また、大量の貨物検査(関税定率法21条1項3号掲記のわいせつ表現物該当通知の年間件数は、全国で、平成3年7477件、平成4年7286件)を迅速に実施しなければならない実情にあることから、検査の場において、個人的鑑賞のための単なる所持を目的とする輸入であるか否かを即時に判断することは極めて困難であり、かかる判断を求めることは不可鰭を強いるに等しいものである。個人的鑑賞のための単なる所持を目的とする場合は、輸入が許可されるというのであれば、頒布、販売等の目的であるのに単純所持目的である旨偽って輸入する事犯が誘発されるおそれも少なくないであろう。
第五 本件物件は関税定率法21条1項3号の「風俗を害すべき」物品に該当しないとの主張について
- 刑法174条、175条にいうわいせつとは、いたずらに性欲を興奮又は刺激せしめ、かつ普通人の正常な性約羞恥心を害し、善良な性的道徳観念に反するものをいう(最高裁昭和26年5月10日第1小法廷判決・刑集5巻6号1026ページ、前掲最高裁昭和32年3月22日大法廷判決)。わいせつ性と芸術性・思想性とは、次元を異にする評価であり(前掲最高裁昭和32年3月22日大法廷判決、同昭和44年10月15日大法廷判決)、また、わいせつ性の存否は、純客観的に、つまり、仮に「作品」と呼べる性格の物品である場合であっても、作品自体からして判断されなければならず、作者の主観的意図によつて影響されるべきものではない(前掲最高裁昭和32年3月22日大法廷判決)。右のわいせつ性の要件は、関税定率法21条1項3号にいう「風俗を害すべき」物品該当性の判断要素であるわいせつ性具備の要件としても妥当するものである(前掲最高裁昭和59年12月12日大法廷判決等)。そして、右要件の有無を判断する際の基準は一般社会において行われている良識すなわち社会通念であり、この社会通念は個々人の認識の平均値ではなく、これを超えた集団意識であって、このような社会通念がいかなるものかの判断は、現制度の下においては裁判官に委ねられているのである(前掲最高裁昭和32年3月22日大法廷判決)。

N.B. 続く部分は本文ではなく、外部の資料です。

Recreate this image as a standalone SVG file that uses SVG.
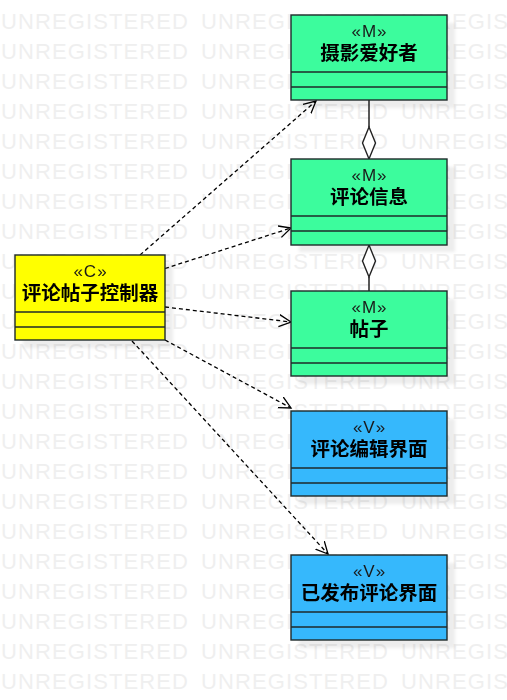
<svg xmlns="http://www.w3.org/2000/svg" width="507" height="700" viewBox="0 0 507 700">
<style>
.wm{font-family:"Liberation Sans",Arial,sans-serif;font-size:22px;fill:#efefef;letter-spacing:1.1px}
.box{stroke:#1e2a2a;stroke-width:1.4}
.m{fill:#3cfc9d}
.v{fill:#36b8fc}
.c{fill:#ffff00}
.sep{stroke:#1e2a2a;stroke-width:1.4}
.sh{fill:#000;opacity:0.07}
.st{font-family:"Liberation Sans",Arial,sans-serif;font-size:17px;letter-spacing:1px;fill:#1a1a1a;text-anchor:middle}
.nm{font-family:"Liberation Sans","Noto Sans CJK SC",sans-serif;font-size:19.5px;font-weight:bold;fill:#000;text-anchor:middle}
.dep{fill:none;stroke:#000;stroke-width:1.3;stroke-dasharray:4 3}
.agg{fill:none;stroke:#222;stroke-width:1.5}
.dia{fill:#fff;stroke:#222;stroke-width:1.4}
</style>
<defs>
<marker id="open" markerUnits="userSpaceOnUse" markerWidth="14" markerHeight="14" refX="12" refY="6" orient="auto" viewBox="0 0 14 12">
<path d="M0,0 L12,6 L0,12" fill="none" stroke="#000" stroke-width="1.3"/>
</marker>
<filter id="blur" x="-10%" y="-10%" width="120%" height="120%"><feGaussianBlur stdDeviation="1.5"/></filter>
</defs>
<rect width="507" height="700" fill="#fff"/>
<g id="watermark">
<text class="wm" y="29"><tspan x="1">UNREGISTERED</tspan><tspan x="201">UNREGISTERED</tspan><tspan x="401">UNREGISTERED</tspan></text>
<text class="wm" y="59"><tspan x="1">UNREGISTERED</tspan><tspan x="201">UNREGISTERED</tspan><tspan x="401">UNREGISTERED</tspan></text>
<text class="wm" y="89"><tspan x="1">UNREGISTERED</tspan><tspan x="201">UNREGISTERED</tspan><tspan x="401">UNREGISTERED</tspan></text>
<text class="wm" y="119"><tspan x="1">UNREGISTERED</tspan><tspan x="201">UNREGISTERED</tspan><tspan x="401">UNREGISTERED</tspan></text>
<text class="wm" y="149"><tspan x="1">UNREGISTERED</tspan><tspan x="201">UNREGISTERED</tspan><tspan x="401">UNREGISTERED</tspan></text>
<text class="wm" y="179"><tspan x="1">UNREGISTERED</tspan><tspan x="201">UNREGISTERED</tspan><tspan x="401">UNREGISTERED</tspan></text>
<text class="wm" y="209"><tspan x="1">UNREGISTERED</tspan><tspan x="201">UNREGISTERED</tspan><tspan x="401">UNREGISTERED</tspan></text>
<text class="wm" y="239"><tspan x="1">UNREGISTERED</tspan><tspan x="201">UNREGISTERED</tspan><tspan x="401">UNREGISTERED</tspan></text>
<text class="wm" y="269"><tspan x="1">UNREGISTERED</tspan><tspan x="201">UNREGISTERED</tspan><tspan x="401">UNREGISTERED</tspan></text>
<text class="wm" y="299"><tspan x="1">UNREGISTERED</tspan><tspan x="201">UNREGISTERED</tspan><tspan x="401">UNREGISTERED</tspan></text>
<text class="wm" y="329"><tspan x="1">UNREGISTERED</tspan><tspan x="201">UNREGISTERED</tspan><tspan x="401">UNREGISTERED</tspan></text>
<text class="wm" y="359"><tspan x="1">UNREGISTERED</tspan><tspan x="201">UNREGISTERED</tspan><tspan x="401">UNREGISTERED</tspan></text>
<text class="wm" y="389"><tspan x="1">UNREGISTERED</tspan><tspan x="201">UNREGISTERED</tspan><tspan x="401">UNREGISTERED</tspan></text>
<text class="wm" y="419"><tspan x="1">UNREGISTERED</tspan><tspan x="201">UNREGISTERED</tspan><tspan x="401">UNREGISTERED</tspan></text>
<text class="wm" y="449"><tspan x="1">UNREGISTERED</tspan><tspan x="201">UNREGISTERED</tspan><tspan x="401">UNREGISTERED</tspan></text>
<text class="wm" y="479"><tspan x="1">UNREGISTERED</tspan><tspan x="201">UNREGISTERED</tspan><tspan x="401">UNREGISTERED</tspan></text>
<text class="wm" y="509"><tspan x="1">UNREGISTERED</tspan><tspan x="201">UNREGISTERED</tspan><tspan x="401">UNREGISTERED</tspan></text>
<text class="wm" y="539"><tspan x="1">UNREGISTERED</tspan><tspan x="201">UNREGISTERED</tspan><tspan x="401">UNREGISTERED</tspan></text>
<text class="wm" y="569"><tspan x="1">UNREGISTERED</tspan><tspan x="201">UNREGISTERED</tspan><tspan x="401">UNREGISTERED</tspan></text>
<text class="wm" y="599"><tspan x="1">UNREGISTERED</tspan><tspan x="201">UNREGISTERED</tspan><tspan x="401">UNREGISTERED</tspan></text>
<text class="wm" y="629"><tspan x="1">UNREGISTERED</tspan><tspan x="201">UNREGISTERED</tspan><tspan x="401">UNREGISTERED</tspan></text>
<text class="wm" y="659"><tspan x="1">UNREGISTERED</tspan><tspan x="201">UNREGISTERED</tspan><tspan x="401">UNREGISTERED</tspan></text>
<text class="wm" y="689"><tspan x="1">UNREGISTERED</tspan><tspan x="201">UNREGISTERED</tspan><tspan x="401">UNREGISTERED</tspan></text>
</g>
<g id="shadows" filter="url(#blur)">
<rect class="sh" x="299" y="23" width="156" height="85"/>
<rect class="sh" x="299" y="167" width="156" height="85"/>
<rect class="sh" x="299" y="299" width="156" height="85"/>
<rect class="sh" x="299" y="419" width="156" height="85"/>
<rect class="sh" x="299" y="563" width="156" height="85"/>
<rect class="sh" x="23" y="263" width="150" height="85"/>
</g>
<g id="connectors">
<line class="dep" x1="140" y1="255" x2="316" y2="101" marker-end="url(#open)"/>
<line class="dep" x1="165" y1="268.5" x2="291" y2="228" marker-end="url(#open)"/>
<line class="dep" x1="165" y1="307" x2="291" y2="322" marker-end="url(#open)"/>
<line class="dep" x1="165" y1="340" x2="291" y2="408" marker-end="url(#open)"/>
<line class="dep" x1="132" y1="341" x2="328" y2="554" marker-end="url(#open)"/>
<line class="agg" x1="369" y1="100" x2="369" y2="127"/>
<polygon class="dia" points="369,127 375.5,143 369,159 362.5,143"/>
<line class="agg" x1="369" y1="277" x2="369" y2="291"/>
<polygon class="dia" points="369,245 375.5,261 369,277 362.5,261"/>
</g>
<g id="node-sheyingaihaozhe">
<rect class="box m" x="291" y="15" width="156" height="85"/>
<line class="sep" x1="291" y1="72" x2="447" y2="72"/>
<line class="sep" x1="291" y1="87" x2="447" y2="87"/>
<text class="st" x="369.5" y="36.5">«M»</text>
<text class="nm" x="369" y="60">摄影爱好者</text>
</g>
<g id="node-pinglunxinxi">
<rect class="box m" x="291" y="159" width="156" height="86"/>
<line class="sep" x1="291" y1="216" x2="447" y2="216"/>
<line class="sep" x1="291" y1="231" x2="447" y2="231"/>
<text class="st" x="369.5" y="180.5">«M»</text>
<text class="nm" x="369" y="204">评论信息</text>
</g>
<g id="node-tiezi">
<rect class="box m" x="291" y="291" width="156" height="85"/>
<line class="sep" x1="291" y1="348" x2="447" y2="348"/>
<line class="sep" x1="291" y1="363" x2="447" y2="363"/>
<text class="st" x="369.5" y="312.5">«M»</text>
<text class="nm" x="369" y="336">帖子</text>
</g>
<g id="node-pinglunbianjijiemian">
<rect class="box v" x="291" y="411" width="156" height="85"/>
<line class="sep" x1="291" y1="468" x2="447" y2="468"/>
<line class="sep" x1="291" y1="483" x2="447" y2="483"/>
<text class="st" x="369.5" y="432.5">«V»</text>
<text class="nm" x="369" y="456">评论编辑界面</text>
</g>
<g id="node-yifabupinglunjiemian">
<rect class="box v" x="291" y="555" width="156" height="85"/>
<line class="sep" x1="291" y1="612" x2="447" y2="612"/>
<line class="sep" x1="291" y1="627" x2="447" y2="627"/>
<text class="st" x="369.5" y="576.5">«V»</text>
<text class="nm" x="369" y="600">已发布评论界面</text>
</g>
<g id="node-pingluntiezikongzhiqi">
<rect class="box c" x="15" y="255" width="150" height="85"/>
<line class="sep" x1="15" y1="312" x2="165" y2="312"/>
<line class="sep" x1="15" y1="327" x2="165" y2="327"/>
<text class="st" x="90.5" y="277">«C»</text>
<text class="nm" x="90" y="300">评论帖子控制器</text>
</g>
</svg>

したがって、右の社会通念がいかなるものであるかは、これまでに集積された判例を検討することによって明らかにされるものであるが、露出した性器・陰毛を表現した写真は、まぎれもなくわいせつ性があると判断されている(東京高裁昭和56年12月24日判決、札幌高裁昭和57年7月19日判決)。
そして、これらの判断は、いずれも控訴審・上告審の判決において、正当として是認されているのである。
本件物件は、いずれも露出した男性の性器・女性の陰毛を露骨に表現した写真が多数掲載されており、これらの写真は社会通念に照らし、明らかにわいせつ性を有するといえるものであるところ、本件物件は1冊の書籍として編綴されて一体をなしているのであるから、書籍そのものが全体としてわいせつ性を有するものといわざるを得ないのである。したがつて、本件物件は、関税定率法21条1項3号に該当するわいせつ物品である。
第六 以上のとおり、原告の主張はいずれも失当であって理由がなく、本件請求は速やかに棄却されるのが相当である。